**Extracted material**
────
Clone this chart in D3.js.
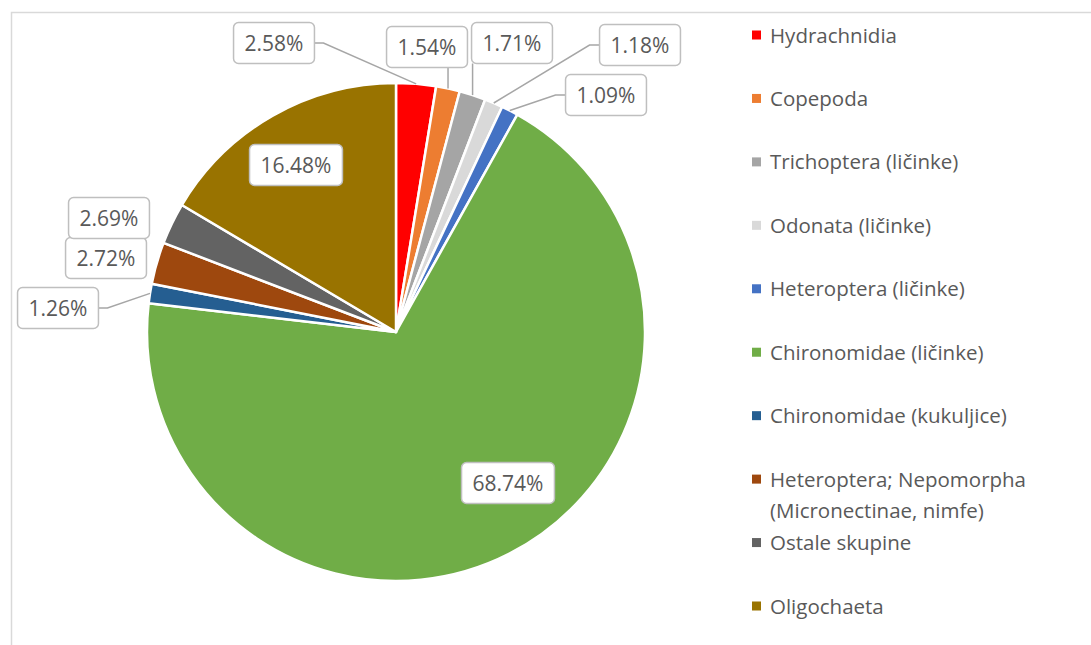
────
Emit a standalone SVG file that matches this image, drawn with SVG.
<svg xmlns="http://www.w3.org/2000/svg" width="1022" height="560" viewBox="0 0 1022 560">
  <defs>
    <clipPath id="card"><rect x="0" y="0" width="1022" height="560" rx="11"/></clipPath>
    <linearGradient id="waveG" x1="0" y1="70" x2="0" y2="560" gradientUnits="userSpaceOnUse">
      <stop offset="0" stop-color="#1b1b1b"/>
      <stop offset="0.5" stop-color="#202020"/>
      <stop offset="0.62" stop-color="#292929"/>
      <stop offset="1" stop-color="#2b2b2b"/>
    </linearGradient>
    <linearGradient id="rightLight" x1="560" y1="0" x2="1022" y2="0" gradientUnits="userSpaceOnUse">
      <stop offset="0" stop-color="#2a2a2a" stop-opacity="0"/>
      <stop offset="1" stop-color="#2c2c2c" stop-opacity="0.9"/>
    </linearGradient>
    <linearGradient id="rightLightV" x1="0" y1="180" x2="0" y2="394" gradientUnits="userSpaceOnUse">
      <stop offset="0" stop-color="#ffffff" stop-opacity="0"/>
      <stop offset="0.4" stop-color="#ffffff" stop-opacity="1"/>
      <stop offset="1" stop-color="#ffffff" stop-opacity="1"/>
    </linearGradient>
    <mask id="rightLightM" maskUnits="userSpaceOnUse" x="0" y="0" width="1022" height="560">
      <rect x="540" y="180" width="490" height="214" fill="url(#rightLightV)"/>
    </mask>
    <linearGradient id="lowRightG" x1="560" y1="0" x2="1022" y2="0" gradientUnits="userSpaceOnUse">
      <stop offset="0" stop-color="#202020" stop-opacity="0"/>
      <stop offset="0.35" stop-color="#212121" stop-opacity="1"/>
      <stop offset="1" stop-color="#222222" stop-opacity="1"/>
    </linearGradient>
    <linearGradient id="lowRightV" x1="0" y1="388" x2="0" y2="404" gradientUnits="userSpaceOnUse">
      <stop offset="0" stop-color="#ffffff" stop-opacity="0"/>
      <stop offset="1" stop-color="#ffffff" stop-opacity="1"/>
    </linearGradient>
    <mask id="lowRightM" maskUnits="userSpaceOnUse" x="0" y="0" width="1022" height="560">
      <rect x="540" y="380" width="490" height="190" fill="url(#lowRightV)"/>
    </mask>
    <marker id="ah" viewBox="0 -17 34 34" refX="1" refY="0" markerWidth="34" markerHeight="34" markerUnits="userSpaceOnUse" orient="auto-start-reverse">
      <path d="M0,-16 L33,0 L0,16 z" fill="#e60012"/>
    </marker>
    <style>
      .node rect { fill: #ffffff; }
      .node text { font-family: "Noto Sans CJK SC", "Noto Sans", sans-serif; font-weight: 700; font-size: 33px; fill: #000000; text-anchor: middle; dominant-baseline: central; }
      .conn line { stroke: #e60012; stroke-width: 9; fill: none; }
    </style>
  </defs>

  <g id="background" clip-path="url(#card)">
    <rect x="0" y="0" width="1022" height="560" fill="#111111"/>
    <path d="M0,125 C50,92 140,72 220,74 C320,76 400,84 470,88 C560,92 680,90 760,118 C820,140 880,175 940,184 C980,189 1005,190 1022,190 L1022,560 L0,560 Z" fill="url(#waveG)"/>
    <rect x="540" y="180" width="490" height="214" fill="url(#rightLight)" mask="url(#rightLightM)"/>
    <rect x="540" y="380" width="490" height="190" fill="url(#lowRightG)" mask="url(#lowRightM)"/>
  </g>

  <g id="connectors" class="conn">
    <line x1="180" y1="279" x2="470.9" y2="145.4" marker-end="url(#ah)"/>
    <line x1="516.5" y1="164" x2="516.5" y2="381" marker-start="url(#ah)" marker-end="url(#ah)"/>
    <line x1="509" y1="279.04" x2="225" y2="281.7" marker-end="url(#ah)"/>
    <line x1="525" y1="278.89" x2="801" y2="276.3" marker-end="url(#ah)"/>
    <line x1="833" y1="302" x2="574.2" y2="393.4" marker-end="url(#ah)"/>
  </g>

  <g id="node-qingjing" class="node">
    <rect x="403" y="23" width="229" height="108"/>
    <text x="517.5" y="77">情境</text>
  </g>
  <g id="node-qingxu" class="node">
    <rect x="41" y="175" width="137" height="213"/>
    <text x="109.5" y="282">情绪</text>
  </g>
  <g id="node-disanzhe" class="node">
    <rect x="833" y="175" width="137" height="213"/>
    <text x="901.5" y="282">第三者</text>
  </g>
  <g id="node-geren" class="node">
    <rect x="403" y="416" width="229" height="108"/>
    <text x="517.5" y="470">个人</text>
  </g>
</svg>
────
From the data, pick out every line that includes "this".

Clone this chart in D3.js.
Emit a standalone SVG file that matches this image, drawn with SVG.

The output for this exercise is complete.